È il corpus vero e proprio del saggio di Ricca: sono pagine in cui sintesi e profondità si intrecciano rivelando non solo la solida attrezzatura teologica dell’autore, ma anche la sua sintonia e simpatia di credente con le risposte elaborate dalle religioni a quell’interrogativo. Bisogna, quindi, fare scorrere l’imponente e millenario flusso delle asserzioni delle religioni, dall’induismo al buddhismo, dall’ebraismo-giudaismo all’islam, riassunte in miniature teologiche suggestive. Ma la pars construens fondamentale e più affascinante, meritevole di una lettura “sintonica”, è affidata a un dittico i cui quadri recano una definizione spoglia ed essenziale: «Dio nella Bibbia» e «Dio nella fede». 

Siamo ovviamente collocati nell’angolo di visuale cristiano. L’autore si preoccupa di disboscare una vegetazione ermeneutica selvatica contorta e offuscante, introducendo registri sorprendenti eppur autentici. Quello biblico non è un Dio cercato ma che cerca; in principio c’è la teofania, l’apriori è trascendente e fin paradossale come scopre lo stesso Paolo citando Isaia: «Fui trovato da quelli che non mi cercavano, mi manifestai a quelli che non chiedevano di me» (Romani 10,20). Inoltre, quello biblico è un Dio che non è mero frutto di dimostrazioni razionali spesso traballanti, è un Dio che si lascia contraddire dal male, dalla sofferenza e dalla morte (la teodicea insegna), è però anche un Dio che usa l’«io» personale («Io sono colui che sono») e, quindi, si rivela. 

L’altra tavola del dittico è necessariamente antropologica: alla «grazia» che ci precede ed eccede risponde la fede che a essa succede e si concede nella libertà dell’adesione.
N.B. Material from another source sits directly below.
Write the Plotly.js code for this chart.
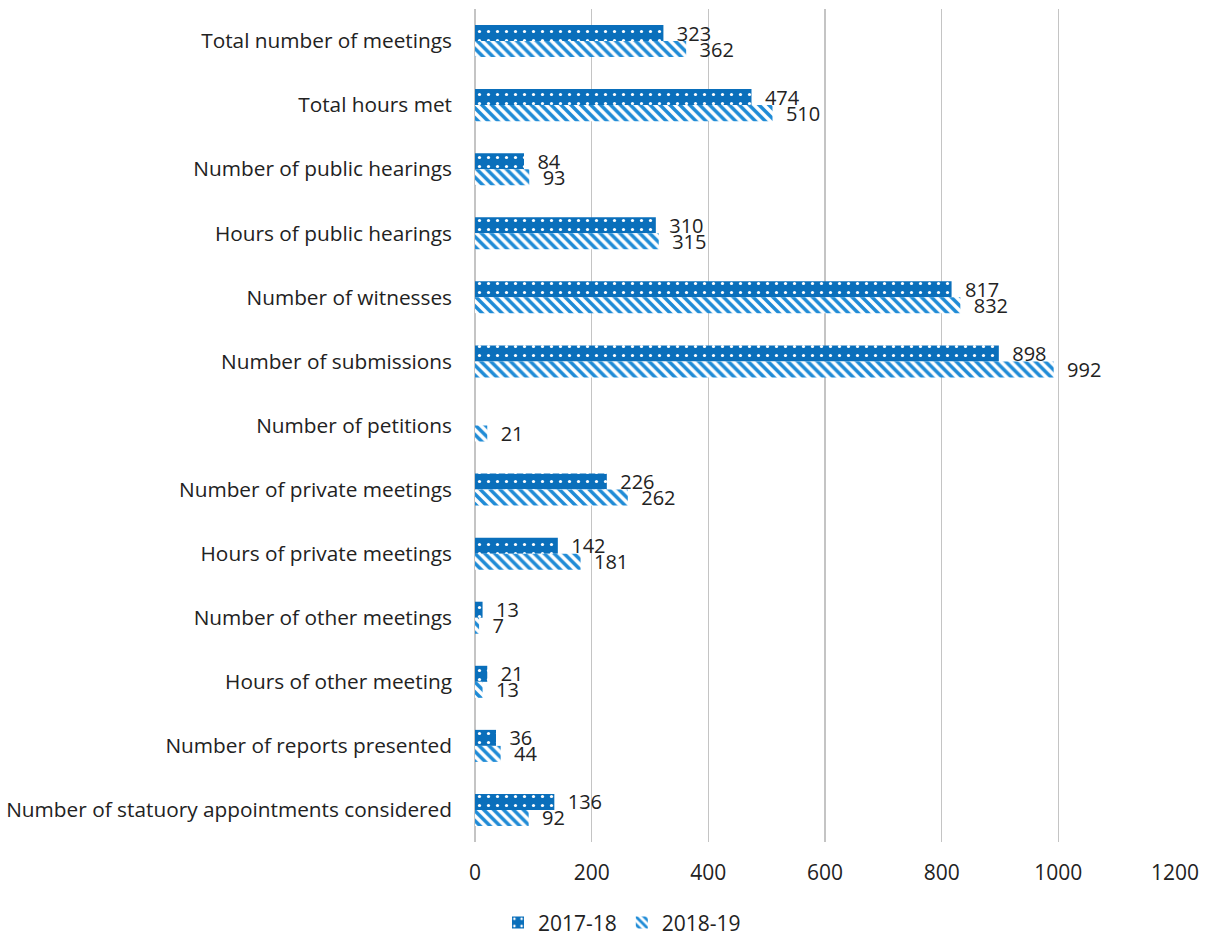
<!DOCTYPE html>
<html>
<head>
<meta charset="utf-8">
<script src="https://cdn.plot.ly/plotly-3.0.1.min.js"></script>
<style>html,body{margin:0;padding:0;background:#fff;}#chart{width:1206px;height:936px;}</style>
</head>
<body>
<div id="chart"></div>
<script>
const categories = [
  "Total number of meetings",
  "Total hours met",
  "Number of public hearings",
  "Hours of public hearings",
  "Number of witnesses",
  "Number of submissions",
  "Number of petitions",
  "Number of private meetings",
  "Hours of private meetings",
  "Number of other meetings",
  "Hours of other meeting",
  "Number of reports presented",
  "Number of statuory appointments considered"
];
const values2017 = [323, 474, 84, 310, 817, 898, null, 226, 142, 13, 21, 36, 136];
const values2018 = [362, 510, 93, 315, 832, 992, 21, 262, 181, 7, 13, 44, 92];
const xTicks = [0, 200, 400, 600, 800, 1000, 1200];

const blue = "#0a6fbb";
const hatchBlue = "#1f8bd6";
const fontFam = "'Open Sans', 'Noto Sans', sans-serif";
const pad = "\u00a0\u00a0";

const traces = [
  {
    type: "bar", orientation: "h", name: "2017-18",
    y: categories, x: values2017,
    text: values2017.map(v => v === null ? "" : pad + v),
    textposition: "outside", cliponaxis: false, constraintext: "none",
    textfont: {size: 20, color: "#222", family: fontFam},
    marker: {color: blue, pattern: {shape: ".", fgcolor: "#ffffff", bgcolor: blue, size: 9, solidity: 0.1, fillmode: "replace"}},
    hoverinfo: "x+y"
  },
  {
    type: "bar", orientation: "h", name: "2018-19",
    y: categories, x: values2018,
    text: values2018.map(v => pad + v),
    textposition: "outside", cliponaxis: false, constraintext: "none",
    textfont: {size: 20, color: "#222", family: fontFam},
    marker: {color: "#ffffff", pattern: {shape: "\\", fgcolor: hatchBlue, bgcolor: "#ffffff", size: 7, solidity: 0.5, fillmode: "replace"}},
    hoverinfo: "x+y"
  }
];

const layout = {
  width: 1206, height: 936,
  margin: {l: 475, r: 31, t: 9, b: 94, autoexpand: false},
  paper_bgcolor: "#fff", plot_bgcolor: "#fff",
  barmode: "group", bargap: 0.5, bargroupgap: 0,
  font: {family: fontFam, size: 21, color: "#222"},
  xaxis: {
    range: [0, 1200], tickvals: xTicks, ticktext: xTicks.map(String),
    showgrid: true, gridcolor: "#c4c4c4", gridwidth: 1.2,
    zeroline: true, zerolinecolor: "#c4c4c4", zerolinewidth: 1.2,
    showline: false, ticks: "", ticklen: 0, ticklabelstandoff: 16,
    tickfont: {size: 21, color: "#222", family: fontFam}
  },
  yaxis: {
    autorange: "reversed", type: "category",
    showgrid: false, zeroline: false, showline: false, ticks: "",
    ticklabelstandoff: 22,
    tickfont: {size: 20.8, color: "#222", family: fontFam}
  },
  showlegend: true,
  legend: {orientation: "h", x: 0.21, xanchor: "center", y: -0.097, yanchor: "middle",
    font: {size: 21, color: "#222", family: fontFam}, traceorder: "normal"}
};

Plotly.newPlot("chart", traces, layout, {displayModeBar: false, staticPlot: true});
</script>
</body>
</html>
Ricca in queste pagine opera un’anatomia dal vivo perché evita la trattazione astratta ma estrae dal suo tesoro personale di fede «cose nuove e cose antiche», per usare una metafora evangelica. Appare in scena, allora, il Dio conoscibile e reale, prossimo a noi perché caricatosi in Cristo della nostra umanità, pronto quindi a intessere una relazione con noi. 

Un giorno papa Benedetto XVI, di fronte alla mia prolifica e variegata bibliografia, mi suggerì di scrivere un libro semplicemente su Dio. Non l’ho mai fatto perché è più arduo di quanto si immagini. Ora non è più per me necessario, perché l’ha fatto meglio di me proprio Paolo Ricca, convinto anche che «se nessuno sulla terra credesse più in Dio, non per questo Dio cesserebbe di esistere».